Rather than source steel replacement beams of a 30-year-old design, the bridge’s original designers – who were rebuilding the span – updated the design with stronger bulb tee beams. Being longer, these beams could be installed more quickly than the original style beams and with a single crane movement per beam, said Pirkle.
The contractor had also to replace several adjoining spans because of heat damage, which complicated the work because of their individual trapezoidal shape. However, the contractor was incentivised with $3.1 million to complete the estimated 2.5 month deal ahead of time. It was opened only six weeks after the fire.
During the whole process, Pirkle said the bridge authority was under intense media and public pressure to complete the work. Communication with the public was tremendously important to keep them on side.
In fact, by communicating possible travel delays, there were very few traffic jams as people flocked to public transport. There was generally 40% less traffic in affected areas and a minimal increased use of other arteries. Public transport authorities also noted a 27% rise in ridership during the construction period.

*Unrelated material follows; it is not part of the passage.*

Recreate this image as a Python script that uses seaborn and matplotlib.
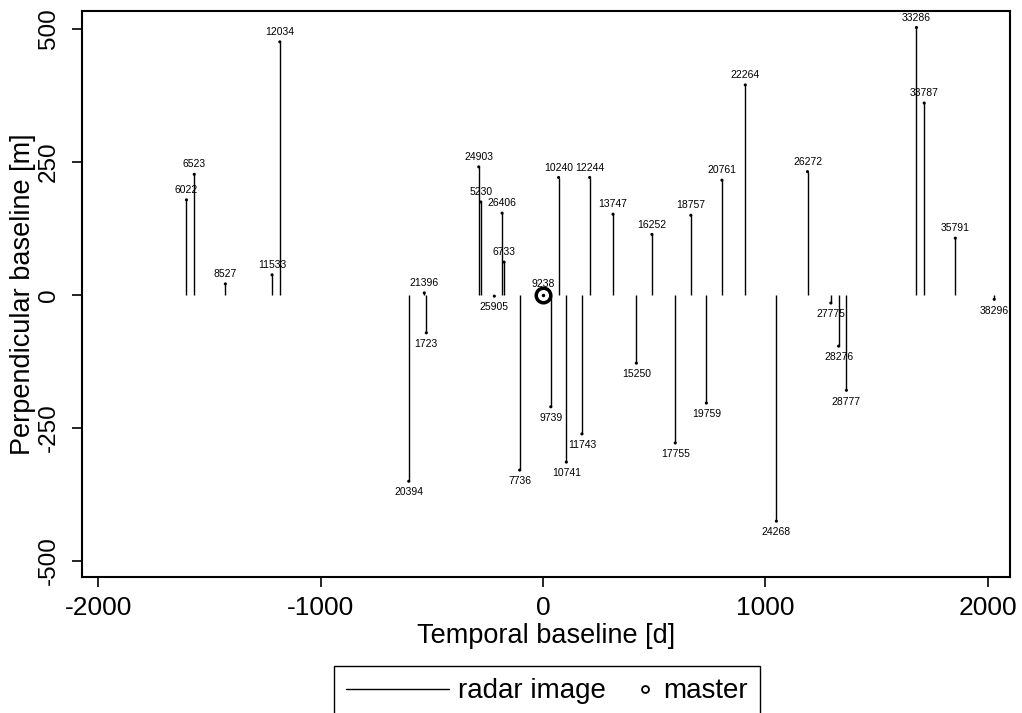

For all road authorities, the goal is, of course, to avoid disasters, said Yvonne Gunreben, of the federal German ministry of transport. In the German case, they managed to do just that with the Leverkusen Bridge. The cable-stayed suspension design has one set of towers and cables in the middle of the road to support a steel girder road deck. The 1965 structure over the Rhine River connects the cities of Cologne and Leverkusen.
The bridge is also known as the A1 Rheinbrücke because it is a main route to the Dutch industrial port of Rotterdam. Hence, it is used by heavy trucks that have got heavier over the decades. Around 120,000 vehicles use the bridge daily, of which around 12% are heavy trucks.
But inspections caught an increasing number of cracks over the years and last year the decision was taken to replace it by 2020 – ahead of the planned 2035 date. Until it is replaced, no heavy goods vehicles will use the bridge. Other bridges in the area have similar weight restrictions.
It was all a wake-up call that forced the hand of the federal German government to allocate a higher-than-expected amount of the road budget to maintaining bridges. Around 35% from now until 2020 is going towards bridges, increasing after that to 43% up to2030.